Scheduling with pipelining has a similar approach as scheduling without pipelining, but as noted there are some problems: the state of the scheduler is determined by each sub-graph in the pipeline, so the size of each state increases linearly with the number of pipeline stages and thus pressuring the memory usage for the memo. But even worse, the statespace itself (and thus computation times) grow exponentially with the number of pipeline stages!

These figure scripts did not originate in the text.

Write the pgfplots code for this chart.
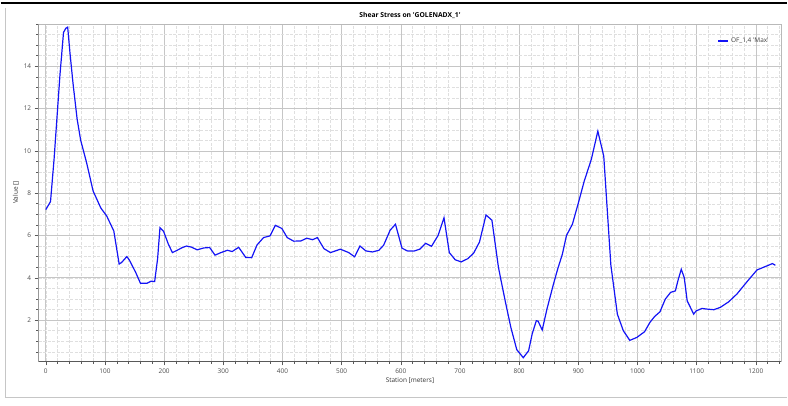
\documentclass[border=0pt]{standalone}
\usepackage{fontspec}
\usepackage{pgfplots}
\pgfplotsset{compat=1.18}
\newfontfamily\uifont{Open Sans}
\setmainfont{Open Sans}
\definecolor{lineblue}{RGB}{20,20,245}
\begin{document}
\begin{tikzpicture}[font=\uifont]
\path (0,0) rectangle (788bp,406bp);
\draw[black, line width=1.5bp] (0,403bp) -- (788bp,403bp);
\draw[gray!45, line width=1.2bp] (5bp,398bp) -- (5bp,8bp) -- (788bp,8bp);
\begin{axis}[
  at={(38bp,44bp)}, anchor=south west,
  scale only axis, width=744bp, height=338bp,
  xmin=-12, xmax=1243, ymin=0.05, ymax=16,
  xtick={0,100,...,1200},
  minor xtick={-0,20,...,1240},
  ytick={2,4,...,14},
  minor ytick={0.5,1,...,16},
  xtick pos=left, ytick pos=left,
  tick align=outside,
  major tick length=4bp, minor tick length=2.5bp,
  every tick/.style={gray!70!black, line width=0.5bp},
  grid=both,
  major grid style={gray!45, line width=0.6bp},
  minor grid style={gray!25, dash pattern=on 3bp off 1.5bp, line width=0.4bp},
  axis line style={gray!55, line width=0.6bp},
  /pgf/number format/assume math mode=true,
  /pgf/number format/1000 sep={},
  tick label style={font=\uifont\fontsize{6.5}{7}\selectfont, text=black!70},
  xlabel={Station [meters]},
  ylabel={Value []},
  xlabel style={font=\uifont\fontsize{6.5}{7}\selectfont, text=black!80, yshift=3bp},
  ylabel style={font=\uifont\fontsize{6.5}{7}\selectfont, text=black!80, yshift=-2bp},
  title={Shear Stress on 'GOLENADX\_1'},
  title style={font=\uifont\bfseries\fontsize{6.8}{8}\selectfont, yshift=-4bp},
  legend style={draw=none, fill=none, at={(0.99,0.97)}, anchor=north east,
    font=\uifont\fontsize{6.5}{7}\selectfont},
  legend cell align=left,
]
\addplot[color=lineblue, line width=1.2bp,
  legend image code/.code={\draw[lineblue, line width=2bp] (0bp,0bp) -- (10bp,0bp);}] coordinates {
(0,7.22) (8,7.6) (14,9.6) (19,11.6) (24,13.6) (30,15.6) (34,15.8) (37,15.85)
(41,14.6) (46,13.2) (53,11.5) (59,10.5) (69,9.44) (80,8.1) (93,7.3) (103,6.92)
(115,6.21) (124,4.65) (128,4.72) (137,5.0) (141,4.85) (152,4.25) (160,3.74)
(171,3.74) (178,3.84) (184,3.82) (189,4.9) (193,6.37) (199,6.2) (207,5.6)
(214,5.19) (222,5.3) (231,5.43) (238,5.5) (246,5.45) (256,5.32) (267,5.41)
(277,5.43) (286,5.07) (296,5.19) (307,5.3) (315,5.24) (326,5.44) (338,4.96)
(348,4.95) (357,5.55) (368,5.9) (379,5.98) (388,6.48) (399,6.33) (408,5.9)
(419,5.73) (431,5.74) (441,5.87) (451,5.8) (459,5.9) (470,5.38) (481,5.19)
(498,5.35) (512,5.19) (522,4.99) (531,5.5) (541,5.27) (552,5.22) (563,5.3)
(571,5.54) (582,6.25) (591,6.53) (602,5.4) (611,5.27) (622,5.26) (632,5.35)
(642,5.63) (652,5.49) (663,6.0) (673,6.84) (682,5.19) (692,4.85) (702,4.75)
(713,4.9) (723,5.16) (733,5.69) (744,6.97) (754,6.72) (765,4.5) (769,3.93)
(777,2.83) (786,1.65) (796,0.6) (807,0.22) (816,0.55) (822,1.34) (829,1.97)
(832,1.95) (839,1.53) (847,2.52) (858,3.7) (865,4.4) (873,5.11) (880,6.0)
(890,6.53) (901,7.63) (910,8.57) (922,9.6) (933,10.93) (943,9.75) (955,4.6)
(966,2.28) (976,1.5) (987,1.04) (999,1.18) (1012,1.45) (1021,1.89) (1029,2.17)
(1038,2.39) (1047,2.99) (1056,3.31) (1064,3.38) (1069,3.93) (1074,4.4)
(1079,4.01) (1084,2.91) (1095,2.28) (1099,2.43) (1109,2.55) (1117,2.52)
(1129,2.49) (1140,2.6) (1154,2.86) (1168,3.23) (1185,3.81) (1202,4.37)
(1216,4.53) (1228,4.67) (1233,4.59)
};
\addlegendentry{\textcolor{black!75}{OF\_1,4 'Max'}}
\draw[gray!70!black, line width=0.8bp] (rel axis cs:0,1) -- (rel axis cs:0,0) -- (rel axis cs:1,0);
\end{axis}
\end{tikzpicture}
\end{document}
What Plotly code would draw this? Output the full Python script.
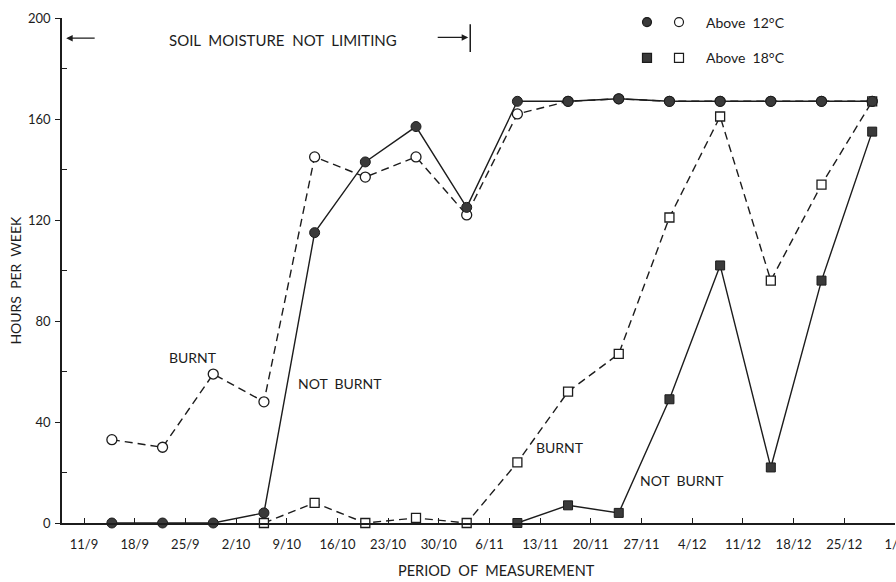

Using this optimized implementation, optimal schedules were generated for several regular synthetic designs. The designs which were generated are networks with a mesh topology, as described. In the tables 4.1 and 4.2, the best- and worst-case makespans are given for all computable cases. The exact schedules are not listed, since there are many schedules which have the same minimal makespan. The tables also give the computation time that was required to generate the schedule.

Best-case Worst-case

Topology Makespan Time Makespan Time

Mesh2×2 6 0.000s 8 0.000s

Mesh3×2 9 0.110s 12 3.375s

Mesh4×2 12 7.363s 16 25.343s

Mesh3×3 14 85.505s 18 565.731s

Table 4.1: Makespan for 1 hypercell and no pipelining

Best-case Worst-case

Topology Makespan Time Makespan Time

Mesh2×2 8 0.000s 11 0.015s

Mesh3×2 10 0.171s 13 7.929s

Mesh4×2 13 21.884s - -

Table 4.2: Makespan for 1 hypercell and a pipeline depth of 2

From the tables we can see that the required computation time grows real

fast. However, not only the required time was a bottleneck. The required

memory for storing the memo also increased dramatically for larger designs.